If women are more likely to develop melanoma is because they are more likely to associate a tan with beauty. And it’s based first on their looks, and only later, on their accomplishments, that women are still judged today. By getting a tan, women therefore hope to be loved and appreciated. A natural desire, but not one worth to be pursued with any means necessary. A tan is not worth dying for.
As the dangers of sunbeds became known, some governments have taken steps to ban them, at least for young teenagers. But forsaking sun beds is not enough. Also important is to wear sunscreen every day, not just at the beach. Unfortunately, even when people don’t purposefully refuse to use it while sunbathing for fear it will prevent them from developing a tan, they either don’t apply enough product, or slather it on often enough (how many bother to reapply it, even after swimming?) or choose a bottle not labelled as broad-spectrum.

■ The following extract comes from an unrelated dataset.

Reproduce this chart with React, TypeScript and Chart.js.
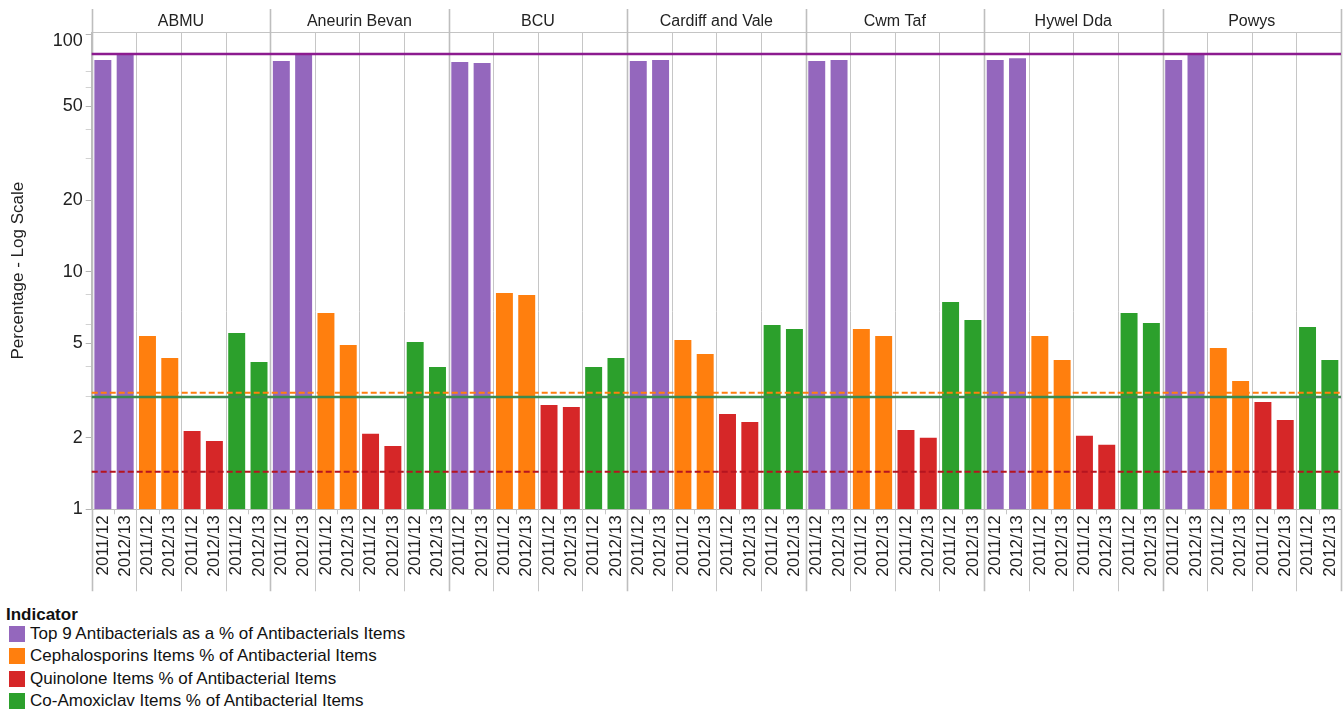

Not using your sunscreen correctly will make your skin prone to sunburns, skin cancer and premature aging. Yes, because UV rays make your skin develop wrinkles and sun spots a lot sooner than they would otherwise appear. We spend millions of dollars every year on creams, fillers, and surgical procedures to get rid of wrinkles, and yet we often ignore the main thing that will prevent them in the first place: sun protection. And we often do this in the name of beauty, to get a tan. Ironic, isn’t it?
Of course, there is always fake tan. That, at least, is safe. Or not? Well, a bottle of self-tanner won’t give you cancer, but it can send a very dangerous message. It tells you that your pale skin is ugly. It implies that women with fair skin aren’t beautiful and, as a result, worthy of love.
But why? Who has decided that pale skin is less attractive than a bronzed complexion? And why? The self-tanning industry has created a problem that simply wasn’t there before and provided us with a quick-fix solution. They’re making billions of dollars by preying on our insecurities that we’re not good enough. And, sadly, we’ll never be good enough. There will always be someone who won’t hesitate to use body shame, and exploit or invent “flaws”, to make a quick buck.
But we don’t have to buy into this conditioning. It’s high time that we start to love our skin tones. I am a white, ghostly pale Caucasian girl. I own it, and I’m proud of it. Whatever your skin tone is, you should embrace it too. You don’t need a tan (or, a skin-lightening product if you live in a society where pale is the beauty ideal) to look gorgeous. You already are.
And if you really must get a tan, get one in a bottle. But only do so if you genuinely love that bronzed look, not because you’re ashamed of your skin tone, or because all your friends are doing it. Don’t succumb to pressure. Be your own gorgeous self. Always.
Do you tan? If so, do you do it because you like it, or because you hate your natural skin colour?